### What you will do
Reproduce exactly the run of lines from the one containing "Output the Python script that produces this picture with Plotly." through the one containing "SHADOW_DY = 220". Pictures do not belong in the copy.

## Begin

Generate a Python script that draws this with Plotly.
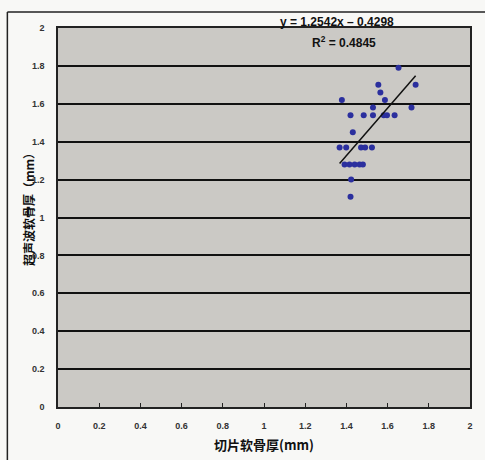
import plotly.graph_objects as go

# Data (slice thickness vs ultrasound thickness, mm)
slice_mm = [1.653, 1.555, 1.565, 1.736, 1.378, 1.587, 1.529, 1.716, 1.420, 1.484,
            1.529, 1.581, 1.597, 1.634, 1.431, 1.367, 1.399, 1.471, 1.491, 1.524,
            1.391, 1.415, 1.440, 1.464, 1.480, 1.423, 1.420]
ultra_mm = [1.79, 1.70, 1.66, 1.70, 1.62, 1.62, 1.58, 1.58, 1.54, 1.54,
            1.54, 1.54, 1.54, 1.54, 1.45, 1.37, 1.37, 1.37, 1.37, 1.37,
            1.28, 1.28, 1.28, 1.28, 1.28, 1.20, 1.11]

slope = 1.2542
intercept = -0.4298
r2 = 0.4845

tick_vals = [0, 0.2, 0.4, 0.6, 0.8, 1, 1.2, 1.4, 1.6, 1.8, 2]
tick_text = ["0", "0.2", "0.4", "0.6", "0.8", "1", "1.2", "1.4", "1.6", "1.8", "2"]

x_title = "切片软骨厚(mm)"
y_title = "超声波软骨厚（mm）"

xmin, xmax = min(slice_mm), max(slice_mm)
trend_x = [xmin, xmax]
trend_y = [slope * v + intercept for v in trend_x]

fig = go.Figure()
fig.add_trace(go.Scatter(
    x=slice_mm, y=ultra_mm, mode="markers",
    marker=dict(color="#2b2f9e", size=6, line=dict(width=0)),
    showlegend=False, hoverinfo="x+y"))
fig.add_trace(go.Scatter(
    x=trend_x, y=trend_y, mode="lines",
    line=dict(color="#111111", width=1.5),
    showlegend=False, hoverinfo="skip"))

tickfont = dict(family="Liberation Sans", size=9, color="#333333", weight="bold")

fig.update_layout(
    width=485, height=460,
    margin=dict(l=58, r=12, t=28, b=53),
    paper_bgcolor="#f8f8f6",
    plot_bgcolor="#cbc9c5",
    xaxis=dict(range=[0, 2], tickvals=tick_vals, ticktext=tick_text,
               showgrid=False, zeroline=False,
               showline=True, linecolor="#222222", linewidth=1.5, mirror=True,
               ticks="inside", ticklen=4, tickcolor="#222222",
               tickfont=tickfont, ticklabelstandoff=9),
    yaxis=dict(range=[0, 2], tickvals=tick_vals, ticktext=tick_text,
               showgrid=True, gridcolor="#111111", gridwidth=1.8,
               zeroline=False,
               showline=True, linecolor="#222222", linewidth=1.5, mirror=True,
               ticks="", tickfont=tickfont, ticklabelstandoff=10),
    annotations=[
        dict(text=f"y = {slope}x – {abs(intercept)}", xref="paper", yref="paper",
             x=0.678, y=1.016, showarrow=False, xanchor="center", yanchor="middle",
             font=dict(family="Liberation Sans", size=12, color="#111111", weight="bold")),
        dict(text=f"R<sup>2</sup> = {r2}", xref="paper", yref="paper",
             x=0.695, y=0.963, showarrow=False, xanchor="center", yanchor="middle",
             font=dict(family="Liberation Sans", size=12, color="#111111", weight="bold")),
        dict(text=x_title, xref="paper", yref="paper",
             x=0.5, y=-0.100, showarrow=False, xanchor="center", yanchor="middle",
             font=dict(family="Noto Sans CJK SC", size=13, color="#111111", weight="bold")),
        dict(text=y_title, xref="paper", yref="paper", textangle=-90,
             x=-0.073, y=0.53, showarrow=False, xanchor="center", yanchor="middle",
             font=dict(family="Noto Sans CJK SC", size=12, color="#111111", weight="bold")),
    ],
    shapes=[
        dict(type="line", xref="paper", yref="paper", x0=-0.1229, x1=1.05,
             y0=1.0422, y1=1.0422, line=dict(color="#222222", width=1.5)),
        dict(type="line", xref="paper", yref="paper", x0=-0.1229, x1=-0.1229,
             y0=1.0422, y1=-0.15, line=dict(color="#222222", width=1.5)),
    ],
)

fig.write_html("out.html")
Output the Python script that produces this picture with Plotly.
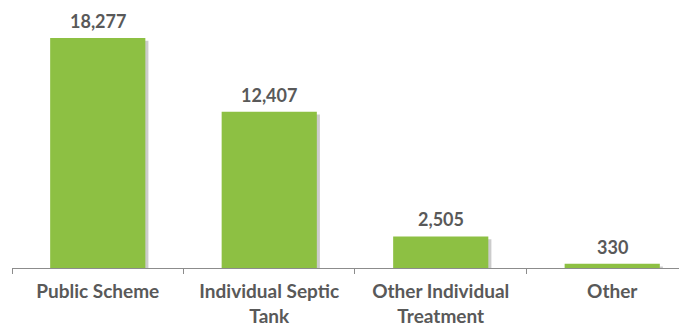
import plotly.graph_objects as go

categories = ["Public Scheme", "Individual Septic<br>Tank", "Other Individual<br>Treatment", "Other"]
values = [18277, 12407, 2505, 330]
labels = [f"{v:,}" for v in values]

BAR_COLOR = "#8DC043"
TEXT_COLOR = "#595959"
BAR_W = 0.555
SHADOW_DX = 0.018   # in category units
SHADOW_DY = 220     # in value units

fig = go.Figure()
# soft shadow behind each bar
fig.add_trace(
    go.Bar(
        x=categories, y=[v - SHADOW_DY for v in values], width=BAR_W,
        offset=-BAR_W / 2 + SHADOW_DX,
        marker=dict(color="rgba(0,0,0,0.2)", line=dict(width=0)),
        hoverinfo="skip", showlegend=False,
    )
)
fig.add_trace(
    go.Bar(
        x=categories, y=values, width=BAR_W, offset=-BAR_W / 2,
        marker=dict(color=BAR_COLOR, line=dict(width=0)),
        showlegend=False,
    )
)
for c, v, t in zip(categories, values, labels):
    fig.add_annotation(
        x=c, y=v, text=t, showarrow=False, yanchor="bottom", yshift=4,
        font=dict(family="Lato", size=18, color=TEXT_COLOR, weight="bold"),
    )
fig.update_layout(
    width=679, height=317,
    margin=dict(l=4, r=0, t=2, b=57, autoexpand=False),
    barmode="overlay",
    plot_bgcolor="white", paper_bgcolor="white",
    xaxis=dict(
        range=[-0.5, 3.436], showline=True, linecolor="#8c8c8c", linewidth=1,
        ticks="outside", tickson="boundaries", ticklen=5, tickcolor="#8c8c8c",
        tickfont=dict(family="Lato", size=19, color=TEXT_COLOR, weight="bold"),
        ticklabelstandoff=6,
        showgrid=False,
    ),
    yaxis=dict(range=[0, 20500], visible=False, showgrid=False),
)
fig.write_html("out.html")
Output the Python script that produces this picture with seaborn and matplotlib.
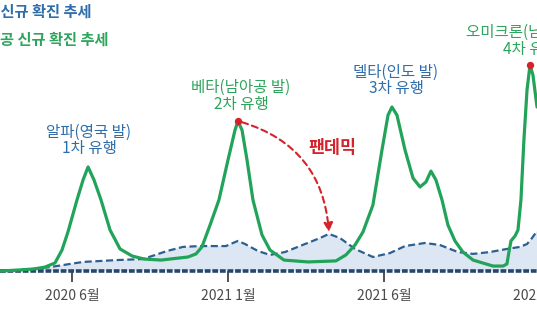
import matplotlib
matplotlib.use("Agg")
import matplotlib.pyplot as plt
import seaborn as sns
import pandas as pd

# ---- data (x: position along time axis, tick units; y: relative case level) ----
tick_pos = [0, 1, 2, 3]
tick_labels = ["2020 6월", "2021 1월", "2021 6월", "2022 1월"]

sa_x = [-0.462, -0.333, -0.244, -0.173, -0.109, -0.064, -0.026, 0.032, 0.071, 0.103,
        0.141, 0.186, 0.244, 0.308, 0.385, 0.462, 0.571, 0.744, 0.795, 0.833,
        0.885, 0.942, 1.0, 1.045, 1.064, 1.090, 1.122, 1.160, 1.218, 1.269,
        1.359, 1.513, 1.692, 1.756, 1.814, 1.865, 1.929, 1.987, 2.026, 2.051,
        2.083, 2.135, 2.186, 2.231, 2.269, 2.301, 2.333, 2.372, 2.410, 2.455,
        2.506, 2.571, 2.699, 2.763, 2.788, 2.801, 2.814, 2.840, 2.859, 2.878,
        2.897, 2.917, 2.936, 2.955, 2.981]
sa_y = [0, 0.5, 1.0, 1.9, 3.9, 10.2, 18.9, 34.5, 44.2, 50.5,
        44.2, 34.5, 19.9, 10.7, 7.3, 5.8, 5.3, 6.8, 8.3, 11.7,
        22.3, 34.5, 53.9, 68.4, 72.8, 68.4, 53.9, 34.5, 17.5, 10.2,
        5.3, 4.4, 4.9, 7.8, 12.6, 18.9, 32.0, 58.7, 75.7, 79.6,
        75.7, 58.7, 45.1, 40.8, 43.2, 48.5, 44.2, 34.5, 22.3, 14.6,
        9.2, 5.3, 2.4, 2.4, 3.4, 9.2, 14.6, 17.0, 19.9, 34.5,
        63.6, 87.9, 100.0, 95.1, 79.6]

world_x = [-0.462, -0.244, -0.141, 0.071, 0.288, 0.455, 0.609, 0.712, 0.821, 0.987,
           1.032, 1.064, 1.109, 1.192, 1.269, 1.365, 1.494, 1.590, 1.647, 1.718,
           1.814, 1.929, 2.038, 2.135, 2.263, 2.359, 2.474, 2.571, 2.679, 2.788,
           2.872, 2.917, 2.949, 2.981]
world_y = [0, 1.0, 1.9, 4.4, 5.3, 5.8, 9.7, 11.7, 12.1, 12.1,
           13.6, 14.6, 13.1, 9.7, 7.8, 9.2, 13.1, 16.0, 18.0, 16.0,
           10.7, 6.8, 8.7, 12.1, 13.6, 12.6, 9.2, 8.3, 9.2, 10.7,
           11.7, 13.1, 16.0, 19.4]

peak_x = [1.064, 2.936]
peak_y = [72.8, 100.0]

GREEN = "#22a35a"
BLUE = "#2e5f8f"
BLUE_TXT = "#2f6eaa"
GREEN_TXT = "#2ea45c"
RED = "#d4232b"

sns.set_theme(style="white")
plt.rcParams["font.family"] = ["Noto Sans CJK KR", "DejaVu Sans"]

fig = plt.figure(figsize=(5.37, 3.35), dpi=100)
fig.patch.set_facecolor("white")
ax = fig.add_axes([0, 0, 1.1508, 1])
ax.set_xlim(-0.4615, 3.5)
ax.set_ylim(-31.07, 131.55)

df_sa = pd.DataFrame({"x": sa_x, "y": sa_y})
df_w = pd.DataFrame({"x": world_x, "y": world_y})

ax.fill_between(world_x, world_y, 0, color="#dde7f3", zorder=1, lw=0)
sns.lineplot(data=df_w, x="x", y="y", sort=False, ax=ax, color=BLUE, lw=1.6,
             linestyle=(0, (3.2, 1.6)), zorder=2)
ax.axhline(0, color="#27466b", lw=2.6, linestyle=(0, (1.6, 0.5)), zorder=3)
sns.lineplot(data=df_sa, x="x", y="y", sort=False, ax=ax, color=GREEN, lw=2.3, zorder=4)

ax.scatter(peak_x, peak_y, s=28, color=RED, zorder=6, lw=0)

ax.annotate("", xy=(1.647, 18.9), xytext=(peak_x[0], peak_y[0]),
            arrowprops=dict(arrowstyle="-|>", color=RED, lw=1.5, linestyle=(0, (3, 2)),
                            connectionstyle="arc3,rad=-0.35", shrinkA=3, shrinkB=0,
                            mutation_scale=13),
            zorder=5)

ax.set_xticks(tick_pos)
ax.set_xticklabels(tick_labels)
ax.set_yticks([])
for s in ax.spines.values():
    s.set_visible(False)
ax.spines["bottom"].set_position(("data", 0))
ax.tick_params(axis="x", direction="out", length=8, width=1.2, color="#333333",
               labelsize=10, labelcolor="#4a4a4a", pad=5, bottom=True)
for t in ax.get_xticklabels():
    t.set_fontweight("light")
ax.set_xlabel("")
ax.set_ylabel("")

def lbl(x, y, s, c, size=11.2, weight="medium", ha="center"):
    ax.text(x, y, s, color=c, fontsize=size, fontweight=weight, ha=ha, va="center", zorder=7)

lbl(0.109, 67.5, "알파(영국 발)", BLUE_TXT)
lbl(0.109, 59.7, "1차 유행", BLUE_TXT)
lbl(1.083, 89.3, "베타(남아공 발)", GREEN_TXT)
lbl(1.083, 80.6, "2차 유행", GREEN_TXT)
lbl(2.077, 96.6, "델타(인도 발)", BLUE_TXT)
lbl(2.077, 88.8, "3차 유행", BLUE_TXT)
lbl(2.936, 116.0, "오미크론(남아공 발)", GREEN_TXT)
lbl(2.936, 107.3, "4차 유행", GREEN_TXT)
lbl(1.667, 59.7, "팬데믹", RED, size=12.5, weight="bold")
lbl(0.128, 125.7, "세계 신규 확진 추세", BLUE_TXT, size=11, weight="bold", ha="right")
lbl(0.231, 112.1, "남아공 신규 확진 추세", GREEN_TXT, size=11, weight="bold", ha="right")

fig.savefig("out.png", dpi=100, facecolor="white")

## End

### Finished answer
Output the Python script that produces this picture with Plotly.
import plotly.graph_objects as go

categories = ["Public Scheme", "Individual Septic<br>Tank", "Other Individual<br>Treatment", "Other"]
values = [18277, 12407, 2505, 330]
labels = [f"{v:,}" for v in values]

BAR_COLOR = "#8DC043"
TEXT_COLOR = "#595959"
BAR_W = 0.555
SHADOW_DX = 0.018   # in category units
SHADOW_DY = 220     # in value units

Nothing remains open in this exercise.